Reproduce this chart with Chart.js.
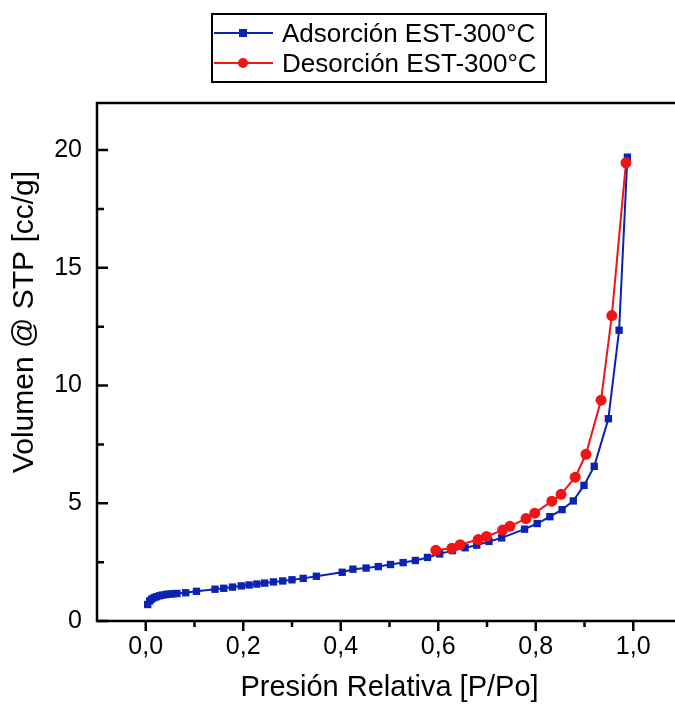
<!DOCTYPE html>
<html>
<head>
<meta charset="utf-8">
<script src="https://cdn.jsdelivr.net/npm/chart.js@4/dist/chart.umd.min.js"></script>
<style>
  html, body { margin: 0; padding: 0; background: #fff; overflow: hidden; }
  #wrap { position: relative; width: 690px; height: 706px; }
  #leyenda {
    position: absolute; left: 211px; top: 13px; width: 336px; height: 70px;
    border: 2px solid #000; box-sizing: border-box;
    font-family: "Liberation Sans", Arial, sans-serif; font-size: 26px; color: #000;
  }
  .fila { position: absolute; left: 0; width: 100%; height: 30px; line-height: 30px; }
  .linea { position: absolute; left: 1px; top: 14px; width: 59px; height: 2px; }
  .marca { position: absolute; }
  .texto { position: absolute; left: 69px; top: 0; white-space: nowrap; }
</style>
</head>
<body>
<div id="wrap">
  <canvas id="grafico" width="690" height="706"></canvas>
  <div id="leyenda">
    <div class="fila" style="top:3px">
      <span class="linea" style="background:#0c22b0"></span>
      <span class="marca" style="left:26px;top:11px;width:8px;height:8px;background:#0c22b0"></span>
      <span class="texto">Adsorción EST-300°C</span>
    </div>
    <div class="fila" style="top:33px">
      <span class="linea" style="background:#f01414"></span>
      <span class="marca" style="left:25px;top:10px;width:10px;height:10px;border-radius:50%;background:#f01414"></span>
      <span class="texto">Desorción EST-300°C</span>
    </div>
  </div>
</div>
<script>
// =============================
// DATOS
// =============================
const presionAds = [0.004, 0.008, 0.012, 0.017, 0.022, 0.028, 0.034, 0.040, 0.046, 0.052,
  0.058, 0.064, 0.082, 0.104, 0.142, 0.160, 0.178, 0.196, 0.212, 0.228,
  0.244, 0.262, 0.281, 0.300, 0.323, 0.350, 0.403, 0.425, 0.452, 0.477,
  0.502, 0.528, 0.553, 0.578, 0.603, 0.629, 0.655, 0.679, 0.704, 0.730,
  0.777, 0.803, 0.829, 0.854, 0.877, 0.899, 0.920, 0.949, 0.971, 0.988];
const volumenAds = [0.70, 0.85, 0.93, 0.99, 1.03, 1.07, 1.10, 1.12, 1.14, 1.15,
  1.16, 1.17, 1.20, 1.26, 1.35, 1.39, 1.44, 1.49, 1.53, 1.57,
  1.61, 1.66, 1.70, 1.75, 1.81, 1.90, 2.07, 2.20, 2.25, 2.31,
  2.40, 2.48, 2.57, 2.70, 2.85, 2.99, 3.11, 3.22, 3.38, 3.53,
  3.90, 4.14, 4.43, 4.73, 5.10, 5.76, 6.57, 8.59, 12.35, 19.70];

const presionDes = [0.985, 0.956, 0.934, 0.903, 0.881, 0.852, 0.833, 0.798,
  0.780, 0.747, 0.732, 0.699, 0.682, 0.645, 0.628, 0.595];
const volumenDes = [19.46, 12.97, 9.38, 7.08, 6.11, 5.38, 5.09, 4.58,
  4.35, 4.02, 3.86, 3.59, 3.46, 3.24, 3.09, 3.00];

const ticksX = [0, 0.1, 0.2, 0.3, 0.4, 0.5, 0.6, 0.7, 0.8, 0.9, 1.0];
const ticksY = [0, 2.5, 5, 7.5, 10, 12.5, 15, 17.5, 20];

const AZUL = "#0c22b0";
const ROJO = "#f01414";
const FUENTE = '"Liberation Sans", Arial, sans-serif';

const esMayorX = v => Math.round(v * 10) % 2 === 0;
const esMayorY = v => Math.round(v * 10) % 50 === 0;

// =============================
// MARCO, TICKS Y TITULO Y
// =============================
const marco = {
  id: "marco",
  afterDatasetsDraw(chart) {
    const { ctx, chartArea: a, scales: { x, y } } = chart;
    ctx.save();
    ctx.strokeStyle = "#000";
    ctx.lineWidth = 2.5;
    ctx.lineCap = "square";
    ctx.beginPath();
    ctx.moveTo(a.left, a.bottom); ctx.lineTo(a.left, a.top); ctx.lineTo(a.right, a.top);
    ctx.lineTo(a.right, a.bottom); ctx.lineTo(a.left, a.bottom);
    ctx.stroke();

    ctx.lineCap = "butt";
    ctx.beginPath();
    ticksX.forEach(v => {
      const px = x.getPixelForValue(v);
      ctx.moveTo(px, a.bottom);
      ctx.lineTo(px, a.bottom + (esMayorX(v) ? 10 : 6));
    });
    ticksY.forEach(v => {
      const py = y.getPixelForValue(v);
      ctx.moveTo(a.left, py);
      ctx.lineTo(a.left + (esMayorY(v) ? 11 : 7), py);
    });
    ctx.stroke();

    // titulo eje Y
    ctx.translate(25, 322);
    ctx.rotate(-Math.PI / 2);
    ctx.fillStyle = "#000";
    ctx.font = "30px " + FUENTE;
    ctx.textAlign = "center";
    ctx.textBaseline = "middle";
    ctx.fillText("Volumen @ STP [cc/g]", 0, 0);
    ctx.restore();
  }
};

// =============================
// GRAFICO
// =============================
new Chart(document.getElementById("grafico"), {
  type: "scatter",
  data: {
    datasets: [
      {
        label: "Adsorción EST-300°C",
        data: presionAds.map((p, i) => ({ x: p, y: volumenAds[i] })),
        showLine: true,
        borderColor: AZUL,
        backgroundColor: AZUL,
        borderWidth: 2,
        pointStyle: "rect",
        pointRadius: 5.2,
        pointBorderWidth: 0,
        order: 1
      },
      {
        label: "Desorción EST-300°C",
        data: presionDes.map((p, i) => ({ x: p, y: volumenDes[i] })),
        showLine: true,
        borderColor: ROJO,
        backgroundColor: ROJO,
        borderWidth: 2,
        pointStyle: "circle",
        pointRadius: 5.5,
        pointBorderWidth: 0,
        order: 0
      }
    ]
  },
  options: {
    responsive: false,
    animation: false,
    layout: { padding: { top: 103, right: 8, left: 0, bottom: 0 } },
    plugins: {
      legend: { display: false },
      tooltip: { enabled: false }
    },
    scales: {
      x: {
        type: "linear",
        min: -0.1,
        max: 1.1,
        afterBuildTicks: s => { s.ticks = ticksX.map(v => ({ value: v })); },
        afterFit: s => { s.height = 85; },
        grid: { display: false, drawTicks: false },
        border: { display: false },
        ticks: {
          autoSkip: false,
          maxRotation: 0,
          padding: 11,
          color: "#000",
          font: { family: FUENTE, size: 25 },
          callback: v => esMayorX(v) ? v.toFixed(1).replace(".", ",") : ""
        },
        title: {
          display: true,
          text: "Presión Relativa [P/Po]",
          color: "#000",
          font: { family: FUENTE, size: 29 },
          padding: { top: 0, bottom: 1 }
        }
      },
      y: {
        type: "linear",
        min: 0,
        max: 22,
        afterBuildTicks: s => { s.ticks = ticksY.map(v => ({ value: v })); },
        afterFit: s => { s.width = 97; },
        grid: { display: false, drawTicks: false },
        border: { display: false },
        ticks: {
          autoSkip: false,
          padding: 15,
          color: "#000",
          font: { family: FUENTE, size: 25 },
          callback: v => esMayorY(v) ? String(v) : ""
        }
      }
    }
  },
  plugins: [marco]
});
</script>
</body>
</html>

■ DIRECTIVE:
Without the pictures, print the whole listing exactly as given.

■ COMPLETE OUTPUT:
Reproduce this chart with Chart.js.
<!DOCTYPE html>
<html>
<head>
<meta charset="utf-8">
<script src="https://cdn.jsdelivr.net/npm/chart.js@4/dist/chart.umd.min.js"></script>
<style>
  html, body { margin: 0; padding: 0; background: #fff; overflow: hidden; }
  #wrap { position: relative; width: 690px; height: 706px; }
  #leyenda {
    position: absolute; left: 211px; top: 13px; width: 336px; height: 70px;
    border: 2px solid #000; box-sizing: border-box;
    font-family: "Liberation Sans", Arial, sans-serif; font-size: 26px; color: #000;
  }
  .fila { position: absolute; left: 0; width: 100%; height: 30px; line-height: 30px; }
  .linea { position: absolute; left: 1px; top: 14px; width: 59px; height: 2px; }
  .marca { position: absolute; }
  .texto { position: absolute; left: 69px; top: 0; white-space: nowrap; }
</style>
</head>
<body>
<div id="wrap">
  <canvas id="grafico" width="690" height="706"></canvas>
  <div id="leyenda">
    <div class="fila" style="top:3px">
      <span class="linea" style="background:#0c22b0"></span>
      <span class="marca" style="left:26px;top:11px;width:8px;height:8px;background:#0c22b0"></span>
      <span class="texto">Adsorción EST-300°C</span>
    </div>
    <div class="fila" style="top:33px">
      <span class="linea" style="background:#f01414"></span>
      <span class="marca" style="left:25px;top:10px;width:10px;height:10px;border-radius:50%;background:#f01414"></span>
      <span class="texto">Desorción EST-300°C</span>
    </div>
  </div>
</div>
<script>
// =============================
// DATOS
// =============================
const presionAds = [0.004, 0.008, 0.012, 0.017, 0.022, 0.028, 0.034, 0.040, 0.046, 0.052,
  0.058, 0.064, 0.082, 0.104, 0.142, 0.160, 0.178, 0.196, 0.212, 0.228,
  0.244, 0.262, 0.281, 0.300, 0.323, 0.350, 0.403, 0.425, 0.452, 0.477,
  0.502, 0.528, 0.553, 0.578, 0.603, 0.629, 0.655, 0.679, 0.704, 0.730,
  0.777, 0.803, 0.829, 0.854, 0.877, 0.899, 0.920, 0.949, 0.971, 0.988];
const volumenAds = [0.70, 0.85, 0.93, 0.99, 1.03, 1.07, 1.10, 1.12, 1.14, 1.15,
  1.16, 1.17, 1.20, 1.26, 1.35, 1.39, 1.44, 1.49, 1.53, 1.57,
  1.61, 1.66, 1.70, 1.75, 1.81, 1.90, 2.07, 2.20, 2.25, 2.31,
  2.40, 2.48, 2.57, 2.70, 2.85, 2.99, 3.11, 3.22, 3.38, 3.53,
  3.90, 4.14, 4.43, 4.73, 5.10, 5.76, 6.57, 8.59, 12.35, 19.70];

const presionDes = [0.985, 0.956, 0.934, 0.903, 0.881, 0.852, 0.833, 0.798,
  0.780, 0.747, 0.732, 0.699, 0.682, 0.645, 0.628, 0.595];
const volumenDes = [19.46, 12.97, 9.38, 7.08, 6.11, 5.38, 5.09, 4.58,
  4.35, 4.02, 3.86, 3.59, 3.46, 3.24, 3.09, 3.00];

const ticksX = [0, 0.1, 0.2, 0.3, 0.4, 0.5, 0.6, 0.7, 0.8, 0.9, 1.0];
const ticksY = [0, 2.5, 5, 7.5, 10, 12.5, 15, 17.5, 20];

const AZUL = "#0c22b0";
const ROJO = "#f01414";
const FUENTE = '"Liberation Sans", Arial, sans-serif';

const esMayorX = v => Math.round(v * 10) % 2 === 0;
const esMayorY = v => Math.round(v * 10) % 50 === 0;

// =============================
// MARCO, TICKS Y TITULO Y
// =============================
const marco = {
  id: "marco",
  afterDatasetsDraw(chart) {
    const { ctx, chartArea: a, scales: { x, y } } = chart;
    ctx.save();
    ctx.strokeStyle = "#000";
    ctx.lineWidth = 2.5;
    ctx.lineCap = "square";
    ctx.beginPath();
    ctx.moveTo(a.left, a.bottom); ctx.lineTo(a.left, a.top); ctx.lineTo(a.right, a.top);
    ctx.lineTo(a.right, a.bottom); ctx.lineTo(a.left, a.bottom);
    ctx.stroke();

    ctx.lineCap = "butt";
    ctx.beginPath();
    ticksX.forEach(v => {
      const px = x.getPixelForValue(v);
      ctx.moveTo(px, a.bottom);
      ctx.lineTo(px, a.bottom + (esMayorX(v) ? 10 : 6));
    });
    ticksY.forEach(v => {
      const py = y.getPixelForValue(v);
      ctx.moveTo(a.left, py);
      ctx.lineTo(a.left + (esMayorY(v) ? 11 : 7), py);
    });
    ctx.stroke();

    // titulo eje Y
    ctx.translate(25, 322);
    ctx.rotate(-Math.PI / 2);
    ctx.fillStyle = "#000";
    ctx.font = "30px " + FUENTE;
    ctx.textAlign = "center";
    ctx.textBaseline = "middle";
    ctx.fillText("Volumen @ STP [cc/g]", 0, 0);
    ctx.restore();
  }
};

// =============================
// GRAFICO
// =============================
new Chart(document.getElementById("grafico"), {
  type: "scatter",
  data: {
    datasets: [
      {
        label: "Adsorción EST-300°C",
        data: presionAds.map((p, i) => ({ x: p, y: volumenAds[i] })),
        showLine: true,
        borderColor: AZUL,
        backgroundColor: AZUL,
        borderWidth: 2,
        pointStyle: "rect",
        pointRadius: 5.2,
        pointBorderWidth: 0,
        order: 1
      },
      {
        label: "Desorción EST-300°C",
        data: presionDes.map((p, i) => ({ x: p, y: volumenDes[i] })),
        showLine: true,
        borderColor: ROJO,
        backgroundColor: ROJO,
        borderWidth: 2,
        pointStyle: "circle",
        pointRadius: 5.5,
        pointBorderWidth: 0,
        order: 0
      }
    ]
  },
  options: {
    responsive: false,
    animation: false,
    layout: { padding: { top: 103, right: 8, left: 0, bottom: 0 } },
    plugins: {
      legend: { display: false },
      tooltip: { enabled: false }
    },
    scales: {
      x: {
        type: "linear",
        min: -0.1,
        max: 1.1,
        afterBuildTicks: s => { s.ticks = ticksX.map(v => ({ value: v })); },
        afterFit: s => { s.height = 85; },
        grid: { display: false, drawTicks: false },
        border: { display: false },
        ticks: {
          autoSkip: false,
          maxRotation: 0,
          padding: 11,
          color: "#000",
          font: { family: FUENTE, size: 25 },
          callback: v => esMayorX(v) ? v.toFixed(1).replace(".", ",") : ""
        },
        title: {
          display: true,
          text: "Presión Relativa [P/Po]",
          color: "#000",
          font: { family: FUENTE, size: 29 },
          padding: { top: 0, bottom: 1 }
        }
      },
      y: {
        type: "linear",
        min: 0,
        max: 22,
        afterBuildTicks: s => { s.ticks = ticksY.map(v => ({ value: v })); },
        afterFit: s => { s.width = 97; },
        grid: { display: false, drawTicks: false },
        border: { display: false },
        ticks: {
          autoSkip: false,
          padding: 15,
          color: "#000",
          font: { family: FUENTE, size: 25 },
          callback: v => esMayorY(v) ? String(v) : ""
        }
      }
    }
  },
  plugins: [marco]
});
</script>
</body>
</html>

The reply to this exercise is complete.